Guidance. The Business of Promo Videos.


Providing a visual presentation unlocks so many ways you can get your idea across, why people should read it, what it offers, all about the Author. A 30s to 1m Promo Video for your book to accompany its journey to market is a must.


Welcome to your Promo Video Guidance and Resources Bar. Read our tips and info for completing the module below or click anywhere and proceed to the Promo Video Module. Here's what the Promo Video Module has in store do for you.


• Create and Manage your Publication Portal web presence.


• Sell Books 


• Sell Advertising


• Transfer your domain


• Link to our Community for more Promo Video Guidance and Resources


• Activate your Promo Video Task List and Scheduler.


• Log any Costs incurred to complete the module


• Ask a Promo Video Pro for help. 

Before we get stuck into this, be rest assured that this guidance is not talking about big productions with a handful of cameras, expensive lighting and audio set ups, shutting down Carnaby Street and days in the studio. That’s all fine and if you have the budget, it will be a professionally made video.

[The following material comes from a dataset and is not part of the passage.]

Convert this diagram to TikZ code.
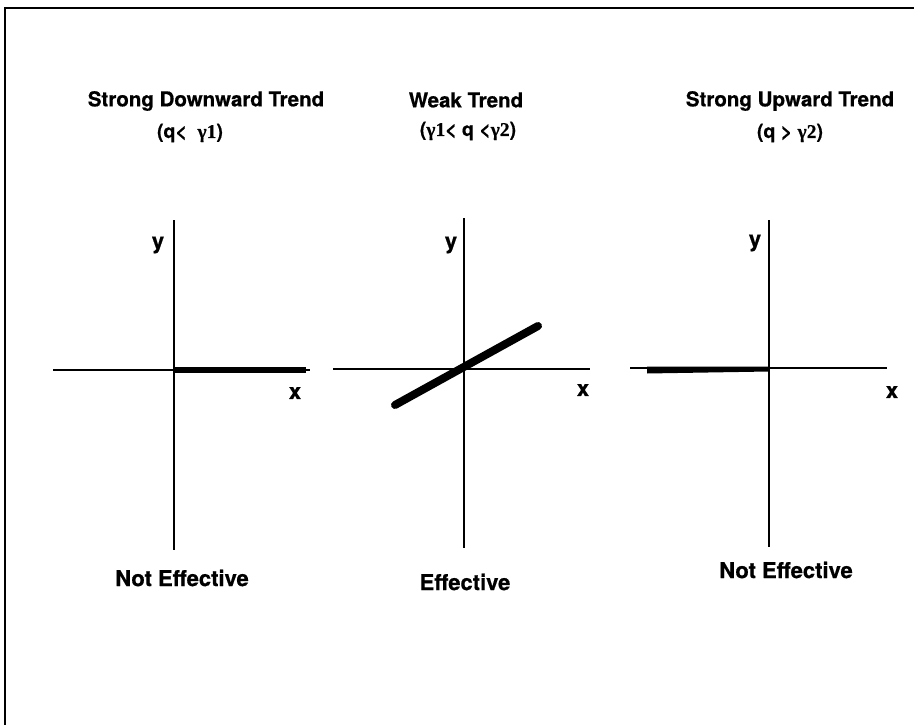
\documentclass[tikz,border=0pt]{standalone}
\usepackage{fontspec}
\setmainfont{TeX Gyre Heros}[BoldFeatures={FakeBold=0.6}]
\newfontfamily\gfont{Liberation Serif}[FakeBold=0.4]
\begin{document}
\begin{tikzpicture}[x=1pt,y=-1pt,
  axisline/.style={line width=1.5pt, black},
  trendline/.style={line width=6pt, black},
  frameline/.style={line width=1.8pt, black},
  lbl/.style={inner sep=0pt, font=\fontsize{20.5}{24}\selectfont\bfseries},
  biglbl/.style={inner sep=0pt, font=\fontsize{22}{26}\selectfont\bfseries},
  sublbl/.style={inner sep=0pt, font=\fontsize{19.5}{23}\selectfont\bfseries}]
\useasboundingbox (0,0) rectangle (914,725);
\fill[white] (0,0) rectangle (914,725);
% frame
\coordinate (fbl) at (5,725);
\coordinate (ftl) at (5,8);
\coordinate (ftr) at (914,8);
\draw[frameline] (fbl) -- (ftl) -- (ftr);
% titles
\node[lbl] (t1) at (206,101) {Strong Downward Trend};
\node[sublbl] (s1) at (190,133) {(q<\hspace{0.55em}{\gfont γ1})};
\node[lbl] (t2) at (466,100) {Weak Trend};
\node[sublbl] (s2) at (468,131) {({\gfont γ1}< q <{\gfont γ2})};
\node[lbl] (t3) at (790,101) {Strong Upward Trend};
\node[sublbl] (s3) at (790,133) {(q > {\gfont γ2})};
% panel 1
\coordinate (v1t) at (174,220); \coordinate (v1b) at (174,550);
\coordinate (h1l) at (53,370); \coordinate (h1r) at (310,370);
\coordinate (o1) at (174,370); \coordinate (e1) at (306,370);
\draw[axisline] (v1t) -- (v1b);
\draw[axisline] (h1l) -- (h1r);
\draw[trendline] (o1) -- (e1);
\node[biglbl] (y1) at (158,245) {y};
\node[biglbl] (x1) at (295,393) {x};
\node[biglbl] (b1) at (182,578) {Not Effective};
% panel 2
\coordinate (v2t) at (464,218); \coordinate (v2b) at (464,548);
\coordinate (h2l) at (333,369); \coordinate (h2r) at (590,369);
\coordinate (a2) at (395,405); \coordinate (c2) at (538,326);
\draw[axisline] (v2t) -- (v2b);
\draw[axisline] (h2l) -- (h2r);
\draw[trendline, line width=8pt, line cap=round] (a2) -- (c2);
\node[biglbl] (y2) at (451,245) {y};
\node[biglbl] (x2) at (583,390) {x};
\node[biglbl] (b2) at (465,582) {Effective};
% panel 3
\coordinate (v3t) at (769,220); \coordinate (v3b) at (769,547);
\coordinate (h3l) at (630,368); \coordinate (h3r) at (887,368);
\draw[axisline] (v3t) -- (v3b);
\draw[axisline] (h3l) -- (h3r);
\fill[black] (647,366.5) -- (769,366.5) -- (769,371.5) -- (647,373.5) -- cycle;
\node[biglbl] (y3) at (755,243) {y};
\node[biglbl] (x3) at (892,392) {x};
\node[biglbl] (b3) at (786,570) {Not Effective};
\end{tikzpicture}
\end{document}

This guidance is based what most of us have. Some of us may have a decent broadcast quality video camera and that might have cost us $1000-2000. But it’s unlikely we will have the sound and lighting set up the pros use, which can set you back $1000s.

And we definitely wont have their studio, humming away in our basements like the bridge of a starship.

But, you do already have all the pieces to make a broadcast standard video for very little or no cost at all.

We can shoot footage and a soundtrack on our phones, apply music from free sites, get stock footage and graphics from free sites, narrate the video and overlay titles, text and even animation in one of the many free editing packages online.

It’s all there, ready and waiting for you to form it into something.

Why do I need a Video for my book?

So, you might be thinking, “That’s all very nice, but why do I need a promo video for my book in the first place?”

Because it outperforms every other form of traditional marketing. Video content gets up to 10 times the reach and engagement compared to sharing links and images. Almost half of consumers now say they watch five or more videos online every day. A study of 777 million Facebook posts showed that video performs on average 63% better than any other media type.


Video is no longer a, “wouldn’t it be nice” idea. It’s now a must have, essential tool to your marketing and funding efforts. Up to 70% of your social media content should be video.


So what do I put into my video?


You should create videos that connect with your target audience with meaningful content and can capture their attention within the first few seconds. Your videos should engage people and compel them to take actions such as sharing your content or making a purchase.” In other words, make it short and to the point. Grab your audience’s attention, keep it, and don’t forget to ask them to buy your book and share your video.


You don't want your trailer to be boring, so try not to just summarise the plot. Make hints to the story. Choose the mood, the theme. If your book is about a young girl escaping the same people who killed her father, the mood will be fear. Creaking doors, rain, the feeling that something is just about to pop up. Get an idea of the music at this stage. Try a few free tracks out and see if one fits. It really helps to cement the mood.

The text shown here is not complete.